A back-and-forth motion can also be depicted as a line rotating around a 
point, much like the hand of a clock moving in a clockwise direction.  Noon 
represents the zero point of the loudspeaker diaphragm movement, 3 o'clock 
represents the maximum excursion of the loudspeaker diaphragm in one 
direction, 6 o'clock again represents the zero point of excursion, 9 
o'clock represents the point of maximum excursion but in the opposite 
direction, and finally, noon represents the completion of one back and 
forth motion back to the zero starting point.  This rotation of a line 
could be described in terms of the degrees of a circle, from 0 to 360 
degrees.  The curve obtained by graphing the trigonometric sines of angles 
from 0 to 360 degrees is identical to the curve defining simple harmonic 
motion.  The resulting function is then a mathematical formula for a sine 
function.

Here is how to make a graph of a pure tone.  Make the x axis go from 0 to 
360 degrees in 10 degree increments.  Make the y axis go from –1 through 
zero to +1.  Compute the sine of zero degrees (if you are using a 
calculator make sure the sine function expects degrees instead of radians) 
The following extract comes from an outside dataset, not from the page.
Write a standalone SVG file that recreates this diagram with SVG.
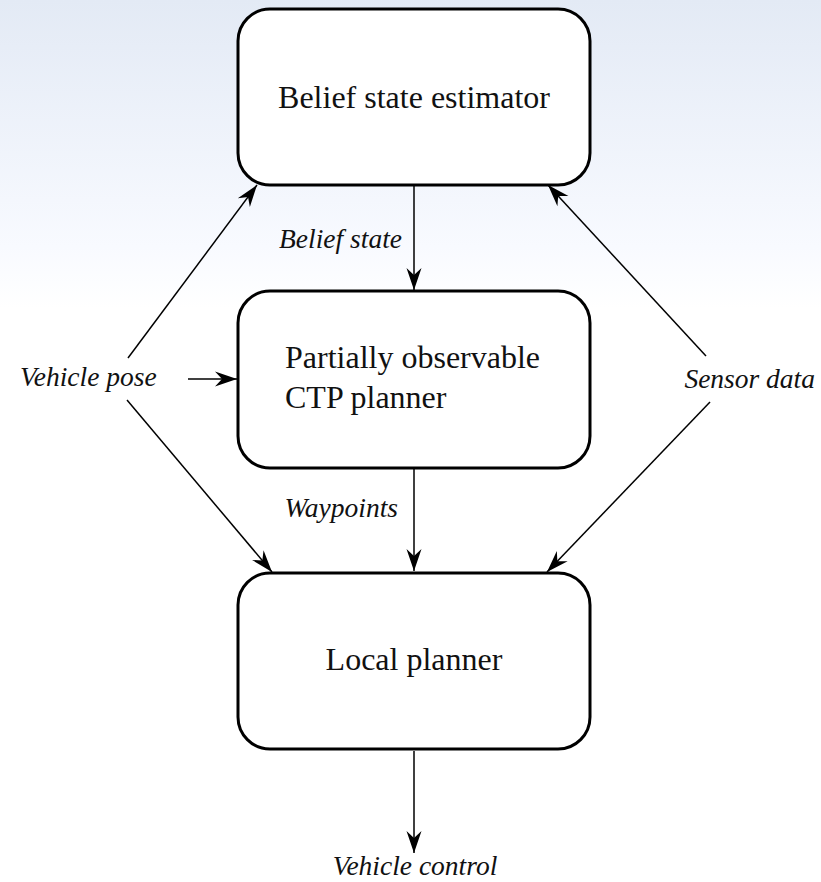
<svg xmlns="http://www.w3.org/2000/svg" width="821" height="882" viewBox="0 0 821 882">
<defs>
<linearGradient id="bg" x1="0" y1="0" x2="0" y2="1">
<stop offset="0" stop-color="#e3eaf5"/>
<stop offset="0.28" stop-color="#f8faff"/>
<stop offset="0.35" stop-color="#ffffff"/>
</linearGradient>
<marker id="ah" markerUnits="userSpaceOnUse" markerWidth="30" markerHeight="20" viewBox="-24 -10 26 20" refX="0" refY="0" orient="auto">
<path d="M0,0 L-22,-7.5 L-15,0 L-22,7.5 Z" fill="#000"/>
</marker>
<style>
.box{fill:#fff;stroke:#000;stroke-width:3}
.lbl{font-family:"Liberation Serif","Times New Roman",serif;font-size:32px;fill:#111}
.it{font-family:"Liberation Serif","Times New Roman",serif;font-size:27.5px;font-style:italic;fill:#111}
.con{stroke:#000;stroke-width:1.5;fill:none;marker-end:url(#ah)}
</style>
</defs>
<rect width="821" height="882" fill="url(#bg)"/>
<g id="connectors">
<line class="con" x1="414" y1="186" x2="414" y2="290"/>
<line class="con" x1="414" y1="469" x2="414" y2="571"/>
<line class="con" x1="414" y1="751" x2="414" y2="853"/>
<line class="con" x1="188" y1="379" x2="237" y2="379"/>
<line class="con" x1="128" y1="358" x2="257" y2="185"/>
<line class="con" x1="127" y1="400" x2="272" y2="572"/>
<line class="con" x1="706" y1="356" x2="548" y2="185"/>
<line class="con" x1="710" y1="402" x2="547" y2="572"/>
</g>
<g id="n1">
<rect class="box" x="238" y="9" width="352" height="176" rx="32"/>
<text class="lbl" x="414" y="108" text-anchor="middle">Belief state estimator</text>
</g>
<g id="n2">
<rect class="box" x="238" y="291" width="352" height="177" rx="32"/>
<text class="lbl" x="285" y="368">Partially observable</text>
<text class="lbl" x="285" y="408">CTP planner</text>
</g>
<g id="n3">
<rect class="box" x="238" y="573" width="352" height="176" rx="32"/>
<text class="lbl" x="414" y="670" text-anchor="middle">Local planner</text>
</g>
<g id="labels">
<text class="it" x="402" y="248" text-anchor="end">Belief state</text>
<text class="it" x="398" y="517" text-anchor="end">Waypoints</text>
<text class="it" x="20" y="386">Vehicle pose</text>
<text class="it" x="815" y="388" text-anchor="end">Sensor data</text>
<text class="it" x="415" y="875" text-anchor="middle">Vehicle control</text>
</g>
</svg>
and plot the result, in this case, 0.  Then do the same for 10 degrees (you 
should get 0.1736481777), then 20 degrees (you should get 0.3420201433), 
etc.  The resulting function will then be a sine function and will 
represent simple harmonic motion, or the waveform of a pure tone.

Incidentally, all other sounds, even the speech sounds you make when saying 
"Lets go to the baseball game", are simply the combinations of various sine 
waves.  Another way of looking at this is that the complex waveform of any 
sound can be broken down into its component sine waves.